What do I expect? (making my bed, then leaving it, then wanting it)

I definitely need more room than this. (Vancouver billet, 2011)

I definitely need more room than this. (Vancouver billet, 2011)

My longest-term lover and his girlfriend have been renting separate rooms in the same house for a couple of years. Now they are moving halfway across the US and renting a home together. When he emailed me updates from their housing search earlier this week, I had a moment where I had to lay down my head and shut my eyes and fight back tears. Truly it was only a moment; the urge to cry passed in the space of a few deep breaths. But it surged back later that night, and I have been pondering that moment ever since, trying to tease out the tangle of feelings that suddenly knotted and stuck in my chest.

There is envy in there, I know this much. Not jealousy, but envy. I don’t want to take my lover’s partner’s place—she’s his domestic partner, now, in the literal sense of the word—I don’t wish I was in that place, precisely. They are getting a three-bedroom place, one bedroom for each of us, and that is a sweet offer of an always-place to land, should I need it. Lord, I am so happy that my lover has found someone to share a home with, since I am not able to promise that kind of stability and shared domesticity with him, in the way he wants. I do, however, envy the quality of home that they will have together.

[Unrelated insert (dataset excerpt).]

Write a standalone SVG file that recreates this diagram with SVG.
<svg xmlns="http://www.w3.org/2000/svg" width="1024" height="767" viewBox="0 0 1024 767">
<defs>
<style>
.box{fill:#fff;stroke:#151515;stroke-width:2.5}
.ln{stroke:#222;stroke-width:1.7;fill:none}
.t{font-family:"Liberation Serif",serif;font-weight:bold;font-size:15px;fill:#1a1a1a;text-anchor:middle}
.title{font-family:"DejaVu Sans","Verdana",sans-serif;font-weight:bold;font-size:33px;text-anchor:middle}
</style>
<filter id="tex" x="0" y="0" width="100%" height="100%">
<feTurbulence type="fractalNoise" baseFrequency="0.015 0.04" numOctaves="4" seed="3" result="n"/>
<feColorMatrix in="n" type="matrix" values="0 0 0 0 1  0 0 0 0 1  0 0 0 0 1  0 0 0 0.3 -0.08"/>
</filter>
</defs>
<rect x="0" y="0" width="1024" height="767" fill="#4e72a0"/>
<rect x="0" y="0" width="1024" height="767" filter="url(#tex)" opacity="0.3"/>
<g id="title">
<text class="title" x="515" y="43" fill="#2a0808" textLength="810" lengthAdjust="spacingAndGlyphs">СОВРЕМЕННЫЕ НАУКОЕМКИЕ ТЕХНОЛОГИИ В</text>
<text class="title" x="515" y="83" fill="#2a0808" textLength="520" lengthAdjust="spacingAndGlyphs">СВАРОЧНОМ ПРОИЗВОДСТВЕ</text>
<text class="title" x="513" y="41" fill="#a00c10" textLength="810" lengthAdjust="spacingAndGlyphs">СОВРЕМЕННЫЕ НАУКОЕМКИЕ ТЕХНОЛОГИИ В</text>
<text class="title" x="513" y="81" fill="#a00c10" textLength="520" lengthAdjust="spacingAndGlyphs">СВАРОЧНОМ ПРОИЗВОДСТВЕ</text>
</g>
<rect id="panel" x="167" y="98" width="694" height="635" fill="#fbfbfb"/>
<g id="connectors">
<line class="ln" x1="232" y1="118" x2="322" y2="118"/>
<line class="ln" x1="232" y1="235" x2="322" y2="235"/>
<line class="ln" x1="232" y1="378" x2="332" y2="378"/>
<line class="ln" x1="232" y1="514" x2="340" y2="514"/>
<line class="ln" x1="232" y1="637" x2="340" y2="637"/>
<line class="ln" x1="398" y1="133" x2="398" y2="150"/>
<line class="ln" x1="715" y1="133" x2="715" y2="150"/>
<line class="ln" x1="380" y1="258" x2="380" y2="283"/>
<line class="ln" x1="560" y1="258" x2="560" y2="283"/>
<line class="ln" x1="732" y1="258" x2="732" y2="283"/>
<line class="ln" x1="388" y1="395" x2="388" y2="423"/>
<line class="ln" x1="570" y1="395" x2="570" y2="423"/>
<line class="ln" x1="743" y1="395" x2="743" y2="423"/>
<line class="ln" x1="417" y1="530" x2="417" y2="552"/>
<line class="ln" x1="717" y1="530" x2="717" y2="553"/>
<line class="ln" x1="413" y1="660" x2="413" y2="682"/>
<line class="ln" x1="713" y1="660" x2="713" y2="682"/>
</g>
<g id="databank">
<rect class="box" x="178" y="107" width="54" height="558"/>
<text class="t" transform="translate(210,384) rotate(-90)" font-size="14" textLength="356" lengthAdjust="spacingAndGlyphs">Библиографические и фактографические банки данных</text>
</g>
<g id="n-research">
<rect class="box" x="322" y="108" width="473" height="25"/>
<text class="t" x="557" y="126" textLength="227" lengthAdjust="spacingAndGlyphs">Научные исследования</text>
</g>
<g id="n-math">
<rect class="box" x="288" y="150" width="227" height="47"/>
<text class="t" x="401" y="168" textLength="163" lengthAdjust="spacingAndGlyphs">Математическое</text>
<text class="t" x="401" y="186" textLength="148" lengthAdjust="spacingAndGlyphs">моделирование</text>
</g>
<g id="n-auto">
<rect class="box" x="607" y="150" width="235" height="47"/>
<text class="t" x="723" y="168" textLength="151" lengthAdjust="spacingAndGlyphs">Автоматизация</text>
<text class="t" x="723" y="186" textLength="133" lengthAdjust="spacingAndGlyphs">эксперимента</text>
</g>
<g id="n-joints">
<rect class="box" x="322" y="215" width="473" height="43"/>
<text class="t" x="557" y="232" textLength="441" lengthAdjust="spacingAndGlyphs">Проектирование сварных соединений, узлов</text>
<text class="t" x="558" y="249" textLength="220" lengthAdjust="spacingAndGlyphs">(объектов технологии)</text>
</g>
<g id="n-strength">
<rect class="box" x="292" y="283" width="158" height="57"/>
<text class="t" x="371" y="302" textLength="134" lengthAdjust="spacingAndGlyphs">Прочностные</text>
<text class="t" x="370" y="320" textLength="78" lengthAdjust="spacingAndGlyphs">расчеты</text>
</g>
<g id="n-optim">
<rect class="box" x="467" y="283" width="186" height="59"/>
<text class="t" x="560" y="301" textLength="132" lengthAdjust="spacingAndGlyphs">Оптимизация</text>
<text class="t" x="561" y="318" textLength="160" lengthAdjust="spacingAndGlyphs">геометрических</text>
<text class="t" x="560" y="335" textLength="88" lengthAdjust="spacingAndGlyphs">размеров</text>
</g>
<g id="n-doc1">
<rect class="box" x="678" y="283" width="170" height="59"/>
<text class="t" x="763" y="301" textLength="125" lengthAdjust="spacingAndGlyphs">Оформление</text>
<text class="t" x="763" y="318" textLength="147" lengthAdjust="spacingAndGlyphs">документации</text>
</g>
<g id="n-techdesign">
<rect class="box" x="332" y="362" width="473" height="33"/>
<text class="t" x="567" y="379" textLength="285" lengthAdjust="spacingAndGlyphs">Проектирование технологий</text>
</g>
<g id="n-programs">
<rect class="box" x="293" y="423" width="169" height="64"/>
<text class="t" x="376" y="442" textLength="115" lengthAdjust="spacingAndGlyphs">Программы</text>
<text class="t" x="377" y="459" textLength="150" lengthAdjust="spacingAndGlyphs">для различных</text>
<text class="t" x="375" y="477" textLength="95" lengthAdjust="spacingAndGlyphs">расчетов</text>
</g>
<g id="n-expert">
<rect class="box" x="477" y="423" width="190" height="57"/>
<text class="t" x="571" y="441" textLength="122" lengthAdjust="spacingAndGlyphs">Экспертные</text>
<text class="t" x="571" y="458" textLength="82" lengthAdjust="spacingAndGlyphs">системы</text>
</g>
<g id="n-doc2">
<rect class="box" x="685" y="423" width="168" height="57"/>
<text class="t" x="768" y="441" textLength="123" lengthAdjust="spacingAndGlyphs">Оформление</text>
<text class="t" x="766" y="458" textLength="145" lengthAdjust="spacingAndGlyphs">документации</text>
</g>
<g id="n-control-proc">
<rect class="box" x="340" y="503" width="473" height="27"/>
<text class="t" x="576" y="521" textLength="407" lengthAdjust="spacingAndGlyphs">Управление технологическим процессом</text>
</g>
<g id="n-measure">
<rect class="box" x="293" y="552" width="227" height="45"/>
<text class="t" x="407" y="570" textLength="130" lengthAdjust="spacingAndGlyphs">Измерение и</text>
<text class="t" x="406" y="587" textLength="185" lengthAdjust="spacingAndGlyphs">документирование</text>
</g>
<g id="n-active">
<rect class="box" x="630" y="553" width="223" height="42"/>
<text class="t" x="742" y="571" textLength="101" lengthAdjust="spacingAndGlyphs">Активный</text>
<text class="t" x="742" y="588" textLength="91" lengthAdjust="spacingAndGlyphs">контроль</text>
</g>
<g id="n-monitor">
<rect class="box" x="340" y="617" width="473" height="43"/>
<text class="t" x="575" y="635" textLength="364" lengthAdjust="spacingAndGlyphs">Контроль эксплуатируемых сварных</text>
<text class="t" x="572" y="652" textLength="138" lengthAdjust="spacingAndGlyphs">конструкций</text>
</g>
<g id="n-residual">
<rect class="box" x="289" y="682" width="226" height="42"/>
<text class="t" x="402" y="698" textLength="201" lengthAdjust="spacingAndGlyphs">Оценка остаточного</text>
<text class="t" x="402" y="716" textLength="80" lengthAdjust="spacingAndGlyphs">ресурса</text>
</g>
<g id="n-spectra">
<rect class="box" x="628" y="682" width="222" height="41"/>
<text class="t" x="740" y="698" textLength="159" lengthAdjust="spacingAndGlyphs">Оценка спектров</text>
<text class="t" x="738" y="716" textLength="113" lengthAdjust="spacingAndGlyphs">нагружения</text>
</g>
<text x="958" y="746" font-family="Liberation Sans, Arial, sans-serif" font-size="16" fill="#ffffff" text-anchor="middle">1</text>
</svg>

For all that I feel the urge to tour, I feel almost equally the nesting impulse. I want a kitchen of my own (with a corresponding crap drawer of my own), a bedroom of my own, an office of my own… I wander the world and pause for a few nights or weeks in other people’s homes, with the glimpses in their homey lives. I envy not only my lover, but everyone who has ever shared their own space with me. I don’t envy their relationships, but a space in which those relationships can be anchored.

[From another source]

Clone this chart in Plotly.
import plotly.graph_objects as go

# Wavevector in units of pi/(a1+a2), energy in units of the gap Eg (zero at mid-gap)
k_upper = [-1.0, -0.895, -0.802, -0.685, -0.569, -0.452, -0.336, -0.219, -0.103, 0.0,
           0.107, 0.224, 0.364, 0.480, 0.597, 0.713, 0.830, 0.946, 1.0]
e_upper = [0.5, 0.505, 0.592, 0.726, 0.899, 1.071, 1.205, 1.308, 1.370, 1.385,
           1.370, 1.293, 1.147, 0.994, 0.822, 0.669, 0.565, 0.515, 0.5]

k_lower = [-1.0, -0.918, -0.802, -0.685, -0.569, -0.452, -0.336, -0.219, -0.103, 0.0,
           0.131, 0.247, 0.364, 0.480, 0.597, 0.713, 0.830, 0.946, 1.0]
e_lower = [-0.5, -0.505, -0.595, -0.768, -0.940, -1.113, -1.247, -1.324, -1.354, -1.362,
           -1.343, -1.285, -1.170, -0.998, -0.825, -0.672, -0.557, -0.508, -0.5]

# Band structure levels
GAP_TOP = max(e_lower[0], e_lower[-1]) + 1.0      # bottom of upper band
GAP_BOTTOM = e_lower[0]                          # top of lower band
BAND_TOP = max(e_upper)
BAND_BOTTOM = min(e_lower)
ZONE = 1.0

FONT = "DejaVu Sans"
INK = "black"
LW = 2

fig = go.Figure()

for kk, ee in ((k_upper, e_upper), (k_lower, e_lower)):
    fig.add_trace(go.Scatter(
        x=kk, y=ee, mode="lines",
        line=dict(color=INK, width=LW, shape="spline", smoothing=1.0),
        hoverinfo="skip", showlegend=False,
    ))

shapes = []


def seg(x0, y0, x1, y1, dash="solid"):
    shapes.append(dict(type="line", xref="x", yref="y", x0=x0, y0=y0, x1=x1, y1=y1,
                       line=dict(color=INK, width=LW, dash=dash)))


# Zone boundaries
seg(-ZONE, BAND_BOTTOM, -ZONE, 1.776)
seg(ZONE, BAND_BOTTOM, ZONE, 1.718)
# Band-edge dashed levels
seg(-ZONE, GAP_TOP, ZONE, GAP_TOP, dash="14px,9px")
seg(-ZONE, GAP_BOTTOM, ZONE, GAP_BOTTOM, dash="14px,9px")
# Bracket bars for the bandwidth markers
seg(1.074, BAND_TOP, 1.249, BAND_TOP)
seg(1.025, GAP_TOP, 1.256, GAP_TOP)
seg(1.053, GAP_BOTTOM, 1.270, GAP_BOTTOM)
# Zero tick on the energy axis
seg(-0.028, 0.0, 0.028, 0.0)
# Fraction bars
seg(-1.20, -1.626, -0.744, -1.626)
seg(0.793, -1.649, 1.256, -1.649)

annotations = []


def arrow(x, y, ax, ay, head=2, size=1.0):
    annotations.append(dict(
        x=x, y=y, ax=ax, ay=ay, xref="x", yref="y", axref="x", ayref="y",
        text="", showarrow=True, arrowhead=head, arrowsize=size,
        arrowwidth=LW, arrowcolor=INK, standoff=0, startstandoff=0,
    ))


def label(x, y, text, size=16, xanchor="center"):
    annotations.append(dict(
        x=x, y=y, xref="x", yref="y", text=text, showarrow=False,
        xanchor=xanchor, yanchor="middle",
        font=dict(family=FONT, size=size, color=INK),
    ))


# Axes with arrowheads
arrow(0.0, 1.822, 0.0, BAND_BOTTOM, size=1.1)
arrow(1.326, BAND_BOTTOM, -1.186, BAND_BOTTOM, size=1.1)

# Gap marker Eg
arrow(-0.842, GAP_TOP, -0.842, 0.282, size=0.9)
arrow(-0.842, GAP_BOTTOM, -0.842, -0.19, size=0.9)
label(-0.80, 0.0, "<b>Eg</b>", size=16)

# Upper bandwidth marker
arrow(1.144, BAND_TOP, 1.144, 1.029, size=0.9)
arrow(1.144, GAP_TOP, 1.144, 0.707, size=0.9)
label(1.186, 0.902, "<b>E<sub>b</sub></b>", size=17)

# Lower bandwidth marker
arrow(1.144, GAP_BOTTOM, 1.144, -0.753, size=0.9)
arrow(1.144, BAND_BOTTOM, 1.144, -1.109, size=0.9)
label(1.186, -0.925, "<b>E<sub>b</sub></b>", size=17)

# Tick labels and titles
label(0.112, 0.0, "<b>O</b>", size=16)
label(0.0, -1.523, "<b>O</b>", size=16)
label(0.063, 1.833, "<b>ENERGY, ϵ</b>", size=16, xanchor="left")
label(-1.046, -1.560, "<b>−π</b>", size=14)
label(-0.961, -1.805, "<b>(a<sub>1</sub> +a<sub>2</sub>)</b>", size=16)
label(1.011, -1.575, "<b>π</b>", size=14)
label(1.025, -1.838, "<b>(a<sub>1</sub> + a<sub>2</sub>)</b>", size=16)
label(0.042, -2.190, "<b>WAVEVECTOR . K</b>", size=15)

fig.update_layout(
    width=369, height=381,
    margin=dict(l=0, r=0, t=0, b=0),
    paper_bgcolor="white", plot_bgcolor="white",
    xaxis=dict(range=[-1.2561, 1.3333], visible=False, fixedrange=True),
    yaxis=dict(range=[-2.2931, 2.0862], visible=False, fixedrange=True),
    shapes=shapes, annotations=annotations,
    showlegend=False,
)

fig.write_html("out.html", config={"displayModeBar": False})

I can articulate these feelings, and the tension between them. (Oh, yes. This is a show in progress.) What hinders me from moving further is an underlying sense that I have no right to those feelings. I made my choice, to create and travel and bring my works as far out into the world as I can. That automatically rules out a certain set of other options, say these voices in my head. What do you expect? You can’t have it all.

Ah, yes. I can’t have it all, and I’m selfish for even wanting it. I know this feeling, of being drawn to two seemingly mutually exclusive lifestyles, more than one lover, multiple careers, trying for years to merge it all together, resenting… what? the cruel physical realities that prevent me from cloning myself and exploring two (or more) paths, and enjoying those paths with one mind and soul? I should have let this go. Anything else is childish and unrealistic. I should get over my grief and my greed. I should suck it up and brave it out; I certainly shouldn’t ever complain or fret or even privately mourn. What do I expect? I made my choice.

The punitive voice-overs in my brain, they buzz with a subtle but inescapable undercurrent of judgment. You decided to pursue poly, they say, you tore up your own life for self-produced theatre. Twice. You walked away from committed monogamous relationships in shared realspace, you dumped your tiny little retirement fund into 2012’s tour, and you’ll never get it back. You made your bed, now you have to lie in it. And if that bed is someone else’s bed, if it’s not that comfortable, if you have to move on in a few days, well, that goes with the territory, doesn’t it? You had a posh king-sized bed 15 years ago and a freelance journalism career, you had a nice firm futon 10 years ago and boxes of cookbooks. None of that was enough, so what did you expect? You don’t even deserve your own pillow.

A few of those voices are echoes from past lovers, whose true feelings about my roaming habits I can only guess at; maybe I’m wrong, maybe I’m making it up, but I don’t think so, not entirely. I suspect most of the inner critic comes from a society that doesn’t really trust wanderers and sluts and artists, or offer many role models for building one’s own reality unless you are rich enough to get frequent flyer miles and invest in real estate. But I can also hear my own voice, confused and querulous, in that chorus, and I know it is borne of a lifetime of wanting more than what is presented to me, distrusting the paradigm that is placed on my plate. What do I expect?

Well. Underneath the tears, I expect nothing, except that I will have to keep working, keep hacking away the underbrush to create a new path. I want, someday soon, to look down and see that the path that I’m building has more room than it feels like right now. There is room for me and others whom I love. There is room for real rest along the way (although I will certainly have to build those rest stops, too). There is room. There must be.

I don’t expect anything. I can only keep trying.